Far from being an abstract theory with little relation to our daily experience, I have found that the doctrine of the Trinity profoundly changed how I look at God, at the world, at my brothers and sisters, and at myself. Because the Trinity reveals to us the most profound truth about the nature of all being.

There’s another bishop who has profoundly influenced my view of the Trinity. It’s a little something that was said by the Orthodox theologian Kallistos Ware. He was talking about prayer. And he said—I’m paraphrasing—I pray to Jesus Christ. But why is it that I pray to Him? Because He is the Son of God. And how is it that Jesus is not just a figure from the distant past, but is present in my daily life? Through the Holy Spirit.

I find this very profound. In particular, I find it tells us two very important things about the Trinity.

First, it tells us that Jesus is the Way. In the famous parable, Jesus described himself as the Good Shepherd, but in the same parable he also described himself as the gate through which the sheep pass. Jesus is the gate through which we can begin to walk into the Trinity. Jesus makes the Trinity manifest for us. Because the Father is one with the Son, and the Son is one with the Father. Because wherever there is Jesus there is the Holy Spirit, and wherever there is the Holy Spirit there is Jesus.
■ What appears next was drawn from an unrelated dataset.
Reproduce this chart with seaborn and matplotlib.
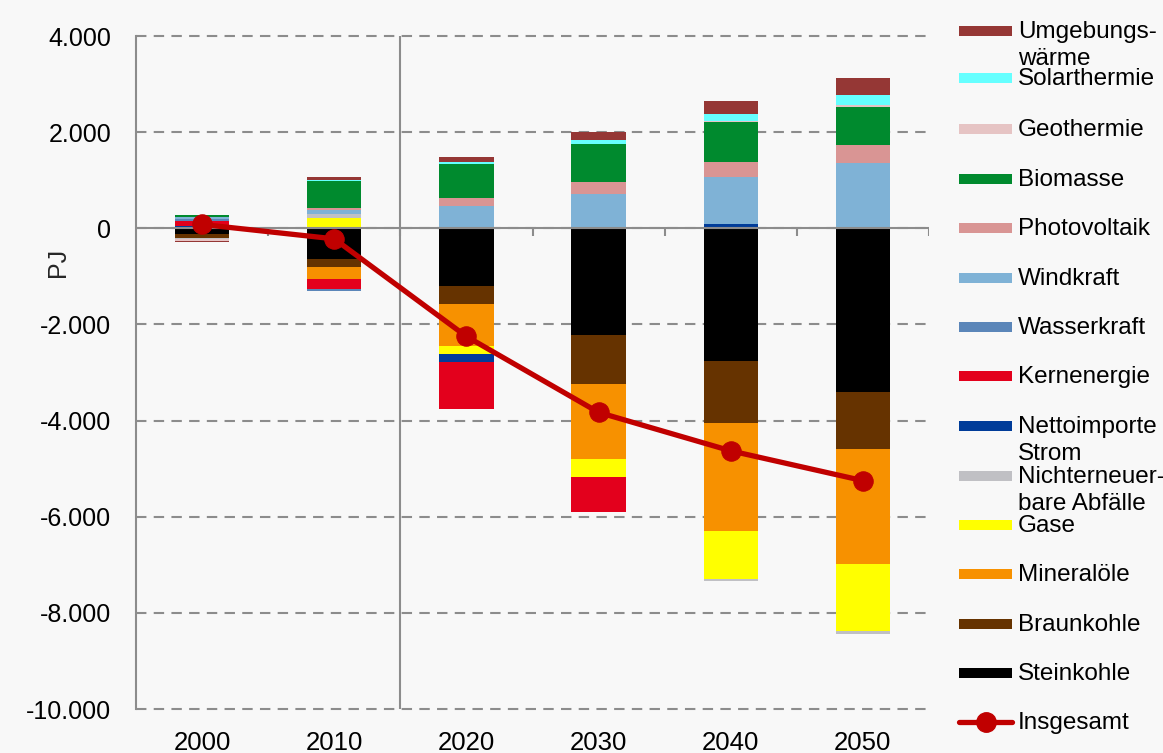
import numpy as np
import matplotlib
matplotlib.use("Agg")
import matplotlib.pyplot as plt
from matplotlib.lines import Line2D
from matplotlib.patches import Rectangle
from matplotlib.ticker import FuncFormatter, FixedLocator
import seaborn as sns

# ---------------- data ----------------
years = ["2000", "2010", "2020", "2030", "2040", "2050"]

steinkohle   = [-110, -640, -1200, -2220, -2760, -3410]
braunkohle   = [-90, -175, -380, -1010, -1295, -1175]
mineraloele  = [0, -245, -870, -1575, -2235, -2400]
gase         = [0, 220, -175, -370, -1005, -1390]
abfaelle     = [-30, 80, 0, 0, -45, -55]
nettoimporte = [40, 0, -165, 0, 85, 0]
kernenergie  = [120, -210, -960, -720, 0, 0]
wasserkraft  = [30, -30, 0, 0, 0, 0]
windkraft    = [45, 90, 470, 720, 990, 1350]
photovoltaik = [10, 40, 165, 250, 305, 375]
biomasse     = [40, 560, 710, 790, 825, 790]
geothermie   = [-30, 0, 0, 0, 35, 45]
solarthermie = [0, 20, 40, 75, 140, 220]
umgebung     = [-20, 50, 100, 175, 275, 355]
insgesamt    = [80, -220, -2250, -3830, -4630, -5250]

series_names = ["Steinkohle", "Braunkohle", "Mineralöle", "Gase",
                "Nichterneuer-\nbare Abfälle", "Nettoimporte\nStrom", "Kernenergie",
                "Wasserkraft", "Windkraft", "Photovoltaik", "Biomasse",
                "Geothermie", "Solarthermie", "Umgebungs-\nwärme"]
series_vals = [steinkohle, braunkohle, mineraloele, gase, abfaelle, nettoimporte,
               kernenergie, wasserkraft, windkraft, photovoltaik, biomasse,
               geothermie, solarthermie, umgebung]
series_colors = ["#000000", "#663300", "#f79100", "#ffff00", "#c0c0c4", "#003c99",
                 "#e3001c", "#5b86b9", "#7fb2d6", "#d99594", "#008a2e",
                 "#e6c4c4", "#66ffff", "#953735"]
line_color = "#c00000"
bg = "#f8f8f8"

# ---------------- style ----------------
sns.set_style("white")
plt.rcParams["font.family"] = ["Liberation Sans", "DejaVu Sans"]

W, H = 1163, 753
fig = plt.figure(figsize=(W / 100, H / 100), dpi=100, facecolor=bg)
ax = fig.add_axes([136 / W, 1 - 709 / H, (929 - 136) / W, (709 - 36) / H])
ax.set_facecolor(bg)

# ---------------- stacked bars ----------------
pos_base = np.zeros(len(years))
neg_base = np.zeros(len(years))
for vals, col in zip(series_vals, series_colors):
    v = np.asarray(vals, dtype=float)
    bottom = np.where(v >= 0, pos_base, neg_base)
    sns.barplot(x=years, y=v, bottom=bottom, color=col, width=0.41,
                saturation=1, errorbar=None, edgecolor="none", linewidth=0,
                ax=ax, zorder=3)
    pos_base = pos_base + np.where(v > 0, v, 0)
    neg_base = neg_base + np.where(v < 0, v, 0)

# total line
sns.lineplot(x=np.arange(len(years)), y=insgesamt, color=line_color, linewidth=3.8,
             marker="o", markersize=14, markeredgecolor=line_color, ax=ax,
             zorder=5, legend=False)

# ---------------- axes ----------------
ax.set_xlim(-0.5, len(years) - 0.5)
ax.set_ylim(-10000, 4000)
ax.yaxis.set_major_locator(FixedLocator(np.arange(-10000, 4001, 2000)))
ax.yaxis.set_major_formatter(FuncFormatter(lambda v, p: f"{int(v):,}".replace(",", ".")))
ax.yaxis.grid(True, linestyle=(0, (5, 3.5)), color="#8c8c8c", linewidth=1.5, zorder=0)
ax.xaxis.grid(False)
for g in ax.yaxis.get_gridlines():
    g.set_clip_on(False)

for s in ["top", "right", "bottom"]:
    ax.spines[s].set_visible(False)
ax.spines["left"].set_color("#8c8c8c")
ax.spines["left"].set_linewidth(1.5)

ax.tick_params(axis="y", direction="out", length=7, width=1.5, color="#8c8c8c",
               pad=11, labelsize=18, labelcolor="black")
ax.tick_params(axis="x", length=0, pad=16, labelsize=18.5, labelcolor="black")
ax.set_xlabel("")
ax.set_ylabel("PJ", fontsize=18)
ax.yaxis.set_label_coords(-0.083, 0.664)

# zero line with category-boundary ticks, and vertical separator
ax.axhline(0, color="#8c8c8c", linewidth=1.5, zorder=4)
bounds = np.arange(len(years) + 1) - 0.5
ax.vlines(bounds[1:], -160, 0, color="#8c8c8c", linewidth=1.5, zorder=4)
ax.axvline(1.5, color="#8c8c8c", linewidth=1.5, zorder=1)

# ---------------- legend (manual, figure coordinates) ----------------
legend_y = [31, 78, 129, 179, 228, 278, 327, 376, 426, 476, 525, 574, 624, 673, 722]
leg_items = list(zip(series_names[::-1], series_colors[::-1]))
hx0, hx1, tx = 959, 1012, 1018
for (name, col), yc in zip(leg_items, legend_y):
    fig.add_artist(Rectangle((hx0 / W, 1 - (yc + 5) / H), (hx1 - hx0) / W, 10 / H,
                             transform=fig.transFigure, facecolor=col, edgecolor="none"))
    lines = name.split("\n")
    for k, ln in enumerate(lines):
        fig.text(tx / W, 1 - (yc + 1 + 27 * k) / H, ln, fontsize=17.5, va="center",
                 ha="left", color="black")
yc = legend_y[-1]
fig.add_artist(Line2D([hx0 / W, hx1 / W], [1 - yc / H, 1 - yc / H], transform=fig.transFigure,
                      color=line_color, linewidth=3.8))
fig.add_artist(Line2D([(hx0 + hx1) / 2 / W], [1 - yc / H], transform=fig.transFigure,
                      color=line_color, marker="o", markersize=14, linestyle="none"))
fig.text(tx / W, 1 - (yc + 1) / H, "Insgesamt", fontsize=17.5, va="center", ha="left",
         color="black")

fig.savefig("out.png", dpi=100, facecolor=bg)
Our relationship with Jesus, through His Word, through the Sacraments, through prayer, is a relationship with the Trinity, and Jesus is the Way to intimacy with the Trinity.

Second, and perhaps most importantly, it tells us that the way we can relate to the Trinity is not just through abstract thinking, but through prayer. Maybe the fancy-talk about being-in-relationship impressed you as much as it did me, maybe not. But one thing is certain, which is that a prayerful relationship with Jesus Christ draws you into intimacy with the Trinity. Through simple prayer, through this awareness that whenever we commune with Jesus Christ we also commune with the other persons of the Trinity, and the way we understand them as they are reflected through Jesus, we can have an intimacy with the Trinity which is greater than any philosophical treatise. Through prayer, through the sacraments, we walk with the Trinity and the Trinity walks with us.

Because this is the fundamental, radical truth of Christianity. God doesn’t just want us to serve Him. He doesn’t even just want us to love Him. He wants intimacy with us. God doesn’t love us, He is love. He is mad love. Love unto dying of the Cross. Love unto being consumed as bread and wine. He is love because He is being-in-relationship, and because He is all being, we are beings-in-relationship, called to be the love that the Triune God is.